## Request
Look through the material and copy each line holding "seaborn".

## Provided data
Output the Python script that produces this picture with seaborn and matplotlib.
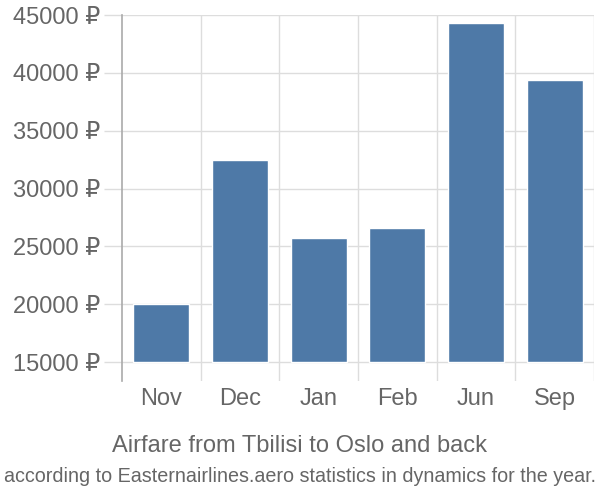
import matplotlib
matplotlib.use("Agg")
import matplotlib.pyplot as plt
import seaborn as sns
import pandas as pd
from matplotlib.ticker import FuncFormatter, FixedLocator

months = ["Nov", "Dec", "Jan", "Feb", "Jun", "Sep"]
prices = [20000, 32500, 25750, 26550, 44350, 39350]
y_ticks = [15000, 20000, 25000, 30000, 35000, 40000, 45000]
title = "Airfare from Tbilisi to Oslo and back"
subtitle = "according to Easternairlines.aero statistics in dynamics for the year."

sns.set_theme(style="white")
plt.rcParams["font.family"] = ["Liberation Sans", "DejaVu Sans"]

df = pd.DataFrame({"month": months, "price": prices})

fig = plt.figure(figsize=(6, 5), dpi=100)
ax = fig.add_axes([122/600, 1-381/500, (594-122)/600, (381-15)/500])

base = 15000
sns.barplot(data=df, x="month", y="price", color="#4e79a7", saturation=1,
            width=0.71, ax=ax, zorder=3)
for p in ax.patches:
    h = p.get_height()
    p.set_y(base)
    p.set_height(h - base)

ax.set_ylim(13360, 45000)
ax.set_xlim(-0.5, len(months) - 0.5)
ax.yaxis.set_major_locator(FixedLocator(y_ticks))
ax.yaxis.set_major_formatter(FuncFormatter(lambda v, _: f"{int(v)} ₽"))
ax.set_xticks(range(len(months)))
ax.set_xticklabels(months)
ax.set_xticks([i + 0.5 for i in range(len(months))], minor=True)

ax.grid(False)
ax.yaxis.grid(True, color="#dddddd", linewidth=1)
ax.xaxis.grid(True, which="minor", color="#dddddd", linewidth=1)
ax.set_axisbelow(True)

for s in ["top", "right", "bottom"]:
    ax.spines[s].set_visible(False)
ax.spines["left"].set_color("#aaaaaa")
ax.spines["left"].set_linewidth(1.2)

ax.tick_params(axis="y", length=13, width=1, color="#dddddd", pad=3,
               labelsize=17, labelcolor="#666666", left=True)
ax.tick_params(axis="x", which="major", length=0, pad=5, labelsize=17,
               labelcolor="#666666")
ax.tick_params(axis="x", which="minor", length=0)
ax.set_xlabel("")
ax.set_ylabel("")

fig.text(0.5, 1-446/500, title, ha="center", va="center", fontsize=17, color="#666666")
fig.text(0.5, 1-477/500, subtitle, ha="center", va="center", fontsize=14.2, color="#666666")

fig.savefig("out.png", dpi=100)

## Complete output
Output the Python script that produces this picture with seaborn and matplotlib.
import seaborn as sns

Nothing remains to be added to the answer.